Government Bureaucrats Can Cancel Citizenship
By Blake O’Connor and Ugur Nedim
The Federal parliament has passed the Australian Citizenship (Allegiance to Australia) Bill 2015 which gives government bureaucrats the power to cancel the Australian citizenship of dual citizens who they claim are involved in terrorist activity, without the right to a court hearing.
The Bill amends section 35 of the Australian Citizenship Act 2007, which now gives the Immigration Minister power to cancel the citizenship of dual citizens aged over 14-years if he says they fought for, or were in the service of, a declared terrorist organisation.
The Bill introduces a ‘Citizenship Loss Board’ made up of ASIO officers and other state agents, whose job it is to identify and advise the Minister about who they suspect of being ‘jihadi’ dual citizens.
It has been reported that fifty people are currently identified – people who now risk the cancellation of their citizenships without having the benefit of a court hearing where they can present their case.
Federal Attorney General George Brandis strongly supports the new laws, stating:
“Dual nationals who engage in terrorism are betraying their allegiance to this country and do not deserve to be Australian citizens”.
But there has been widespread criticism of laws which allow bureaucrats to administratively (rather than judicially) cancel citizenship.
Increasing Government Control
Many argue that, rather than reduce the threat of terrorism, the new laws simply give the government a way to exclude people they see as undesirable, based upon little or no evidence and without court oversight.
Sydney University Professor of Law, George Williams, is a vocal critic of the laws:
“…. I think it’s very concerning that we’re departing from basic rule-of-law principles. Instead of people having a fair hearing before an independent judge, we’ve got government officials making decisions that affect their most basic rights in circumstances where there’s no guarantee the person will have a fair hearing or a hearing even at all.”
Labor’s legal affairs spokesman, Mark Dreyfus, says his party is pushing for greater accountability:
“It’s important that… [the process] can’t, of course, be secret in its entirety. The decisions are going to have to be public and there will be a right of review.”
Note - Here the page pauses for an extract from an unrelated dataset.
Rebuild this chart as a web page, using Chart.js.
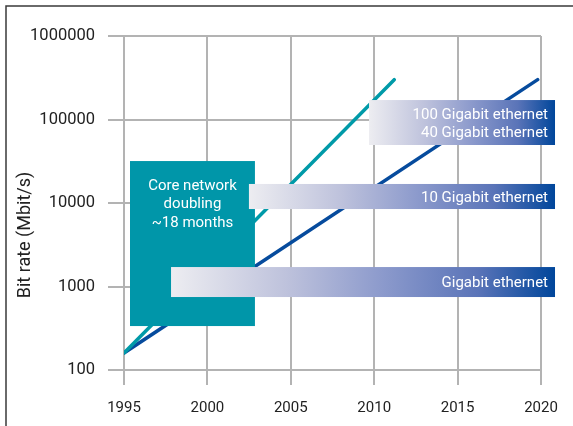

However, the nature of any such ‘review’ – including whether the affected person will have access to any of the information which is relied upon or be able to make submissions on their own behalf – is not yet known. As Professor Williams notes:
“… The grounds of review won’t enable someone to raise all of the questions they might want to raise about the decision. It may be impossible for the person to even get all the information that has led to the decision being made against them.”
“They won’t have something to test, to contradict, to actually have proper hearing in the tribunal. What it means is that the system is really stacked up against anyone who has their citizenship lost in this way. And indeed you may even have decisions wrongly made or unfairly made and the person affected may not be in any position to challenge that.”
He adds:
“We’re moving to a system where citizenship is contingent upon government decisions, where unnamed officials can make recommendations and findings against a person without that person even being shown the case against them and it can lead to a loss of citizenship and a devastating impact upon that person’s life. These are the sorts of things that shouldn’t happen in a democracy and if there is to be consequences for a person’s citizenship, it should be through a fair and transparent process.”
Discriminatory
Australia is not the only country to enact laws which allow bureaucrats to make administrative decisions to cancel the citizenship of dual citizens – indeed, similar laws have been passed in New Zealand, Canada and France, causing significant controversy.
In France, Justice Minister Christiane Taubina resigned on the basis that such laws discriminate against those from mixed ethnic backgrounds, favouring those of single ethnicity.
Failing to Guard Against Terrorism
Another criticism of the laws is that they merely feed into terrorist propaganda – bolstering claims that certain nations are actively hateful of Muslims and minorities.
This, critics say, increases the threat of terrorism rather than reducing it. They add that cancelling citizenship can lead to radicalisation of affected individuals, and that it merely shifts the problem to other countries.
Australia’s International Obligations
The laws have also been criticised on the basis that they may breach Article 15 of the Universal Declaration of Human Rights, which says that ‘everyone has a right to nationality’.
But despite these criticisms, it appears Australia is degenerating into a country where more and more decisions are made by state agents, rather than by way of due process through the judiciary.
This is occurring under our noses, with bipartisan political support and little public dissent.
Groups designated as ‘undesirables’ appear to include bikers, tattoo parlour owners, protesters and anyone who expresses dissent about foreign invasions justified on the basis of ‘weapons of mass destruction’ or a ‘terrorism threat’. Which group will be next?